Think about your language. How you talk about the virus and its impact on your beneficiaries and organisation will change. Write and share a mini styleguide to include standard phrases which you use, as well as ones to avoid. This post by Ella Saltmarshe about how language changes through a crisis and how to frame your comms is useful. 8 tips for framing covid19. And the NHS styleguide now has a coronavirus entry.
Beware of sharing misinformation or yesterday’s news. Things are changing rapidly. Only share current and official sources of information.
Don’t forget about accessibility during this time. Everyone needs to be able to access important information. For example, don’t share images of text, gifs of videos without text descriptions and / or links to an html version. Use subtitles on videos.
Scheduling messages may be risky at the moment. We just don’t know what is ahead.
Comms about your people
How is your comms set up to deal with bad news about colleagues, volunteers or the people you work?
For individual cases
- How will you receive the news? Are you checking in with each other? Do you have contact details for next of kin?
- How will you tell people the news internally? Who will do this?
- Are there some people you might need to share the news about publicly, such as patrons, founders or trustees? If so, do you have a template for biographies or tributes? Do you have appropriate photos you can use?
- Do you have ways that people can come together online to share their stories and memories of that person? For example, through a hashtag or in-memory board? How will you curate or share these with the person’s loved ones?
- In the absence of funerals and with so many people working from home, not seeing each other, the usual ways of coming together to grieve are not possible. What can you do to help people mourn within your organisation?
For multiple cases
- How will you keep track of people within your network who have died? Will you manage a list? Who will look after this? How might you need to use this now and later?
Tone of voice
What is your internal and external tone of voice talking about death? Do you use euphemisms like ‘passed away’? Or talk in a more matter of fact way? It is a good time now to work this out if you haven’t already. The NHS health writing style guide has just added an entry to clarify how they write about death and dying. They use direct language.
What systems do you need to put in place to help people process bad news? This can be really hard especially when everyone is working remotely. Good internal comms is key.
Regularly review whether your internal channels are working well. Is everyone engaged? Are your systems making things easier or adding more stress?
How can you add some light relief? I have seen people starting their team conference calls with a quiz or tours round their homes or with a fancy dress theme (such as a hat). Other people bring their children or pets on the calls to say hi.

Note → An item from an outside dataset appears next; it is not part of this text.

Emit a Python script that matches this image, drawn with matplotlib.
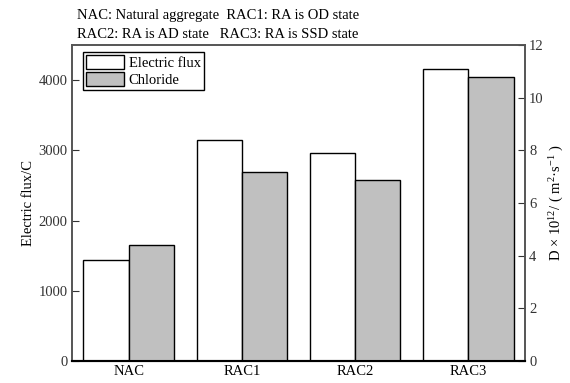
import matplotlib
matplotlib.use("Agg")
import matplotlib.pyplot as plt
import numpy as np

categories = ["NAC", "RAC1", "RAC2", "RAC3"]
electric_flux = [1442, 3149, 2964, 4154]
chloride = [4.40, 7.19, 6.88, 10.79]
left_ticks = [0, 1000, 2000, 3000, 4000]
right_ticks = [0, 2, 4, 6, 8, 10, 12]

plt.rcParams['font.family'] = ['Liberation Serif', 'DejaVu Serif']
plt.rcParams['mathtext.fontset'] = 'custom'
plt.rcParams['mathtext.rm'] = 'Liberation Serif'
plt.rcParams['mathtext.it'] = 'Liberation Serif:italic'

fs = 10.5
fig = plt.figure(figsize=(5.7, 3.83), dpi=100)
ax = fig.add_axes([0.1263, 0.0574, 0.921 - 0.1263, 0.8825 - 0.0574])
ax2 = ax.twinx()

x = np.arange(len(categories))
w = 0.4
b1 = ax.bar(x - w / 2, electric_flux, width=w, color='white', edgecolor='black', linewidth=1.0, label='Electric flux')
b2 = ax2.bar(x + w / 2, chloride, width=w, color='#c0c0c0', edgecolor='black', linewidth=1.0, label='Chloride')

ax.set_xlim(-0.5, 3.5)
ax.set_ylim(0, 4500)
ax2.set_ylim(0, 12)
ax.set_yticks(left_ticks)
ax2.set_yticks(right_ticks)
ax.set_xticks(x)
ax.set_xticklabels(categories, fontsize=fs)
ax.tick_params(axis='y', direction='in', length=5, labelsize=fs, colors='#333333', pad=3)
ax.tick_params(axis='x', length=0, labelsize=fs, pad=3)
ax2.tick_params(axis='y', direction='in', length=5, labelsize=fs, colors='#333333', pad=3)
for a in (ax, ax2):
    for s in ['left', 'right', 'top']:
        a.spines[s].set_color('#555555')
        a.spines[s].set_linewidth(1.2)
    a.spines['bottom'].set_color('black')
    a.spines['bottom'].set_linewidth(1.5)

ax.set_ylabel('Electric flux/C', fontsize=fs, labelpad=3)
ax2.set_ylabel(r'D × 10$^{\mathrm{12}}$/ ( m$^{\mathrm{2}}$·s$^{\mathrm{-1}}$ )', fontsize=fs, labelpad=3, rotation=90)

leg = ax.legend([b1, b2], ['Electric flux', 'Chloride'], loc='upper left',
                bbox_to_anchor=(0.025, 0.978), fontsize=fs, frameon=True, fancybox=False,
                edgecolor='black', framealpha=1, handlelength=2.6, handleheight=1.15,
                labelspacing=0.1, borderpad=0.2, handletextpad=0.3, borderaxespad=0.0)
leg.get_frame().set_linewidth(1.0)

fig.text(77 / 570, 1 - 15 / 383, 'NAC: Natural aggregate  RAC1: RA is OD state', fontsize=fs, va='center', ha='left')
fig.text(77 / 570, 1 - 34 / 383, 'RAC2: RA is AD state   RAC3: RA is SSD state', fontsize=fs, va='center', ha='left')

fig.savefig('out.png', dpi=100)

Useful resources about mental health
Look after yourself and your colleagues. This thread from Matthew Sherrington about managing your team through a crisis – organising, communicating, taking care of yourself and others, is full of useful tips.

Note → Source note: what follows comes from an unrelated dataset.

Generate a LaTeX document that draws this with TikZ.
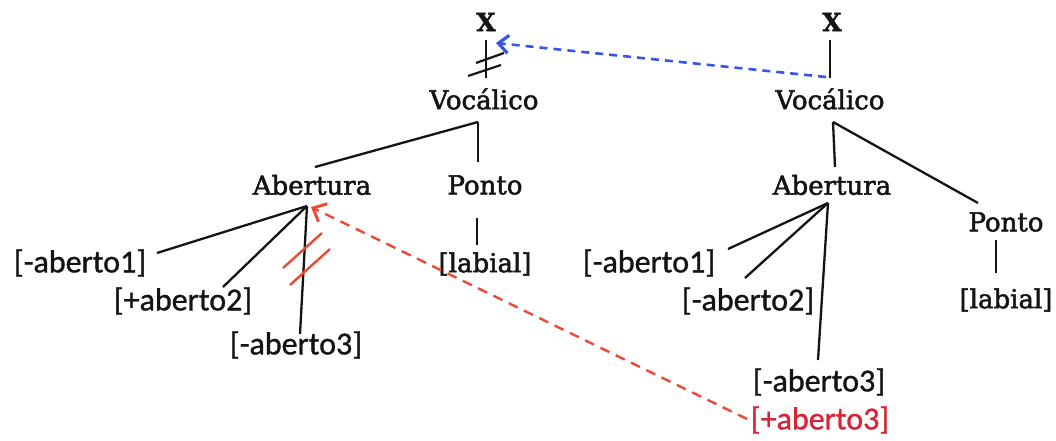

Here are some other useful links.
- Looking after your mental health during the Coronavirus outbreak – Mental Health Foundation.
- Coronavirus and your wellbeing – Mind.
- Covid19 hub – Rethink.
- If you are worried about your mental health through the coronavirus outbreak – Samaritans.

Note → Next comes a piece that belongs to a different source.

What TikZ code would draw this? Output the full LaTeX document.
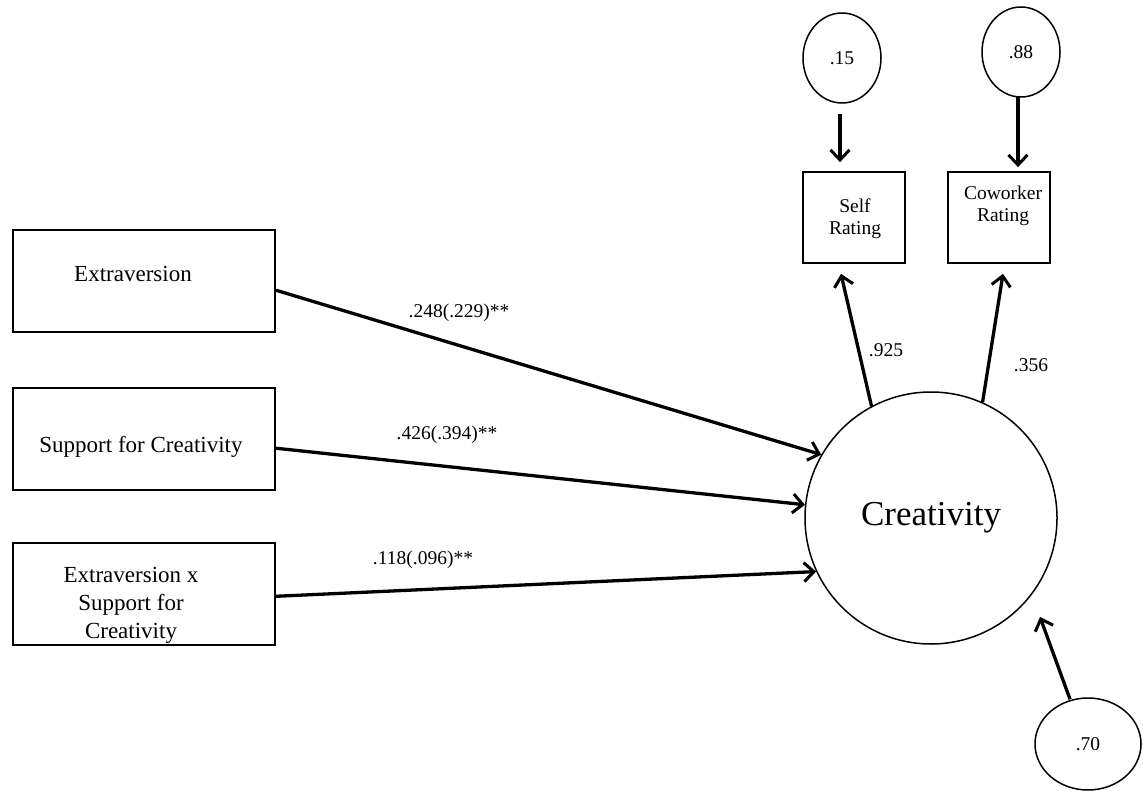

- What to do if you are anxious about coronavirus – Young Minds.
- Coronavirus hub – Young Scot.
- A wellbeing guide for comms professionals – Charity Comms.
Useful resources about grief and bereavement
- Cruse have information about dealing with bereavement and grief during the coronavirus crisis.
- General resources from Dying Matters. Follow Dying Matters on Twitter too.
- Marie Curie’s Talk About website has lots of good reads about dealing with death and dying.
Have you read anything else useful I should add here? Or seen examples? Or got tips. Please add in the comments or let me know.
See also: Coronavirus comms for charities.
Look after yourselves please. And wash you hands.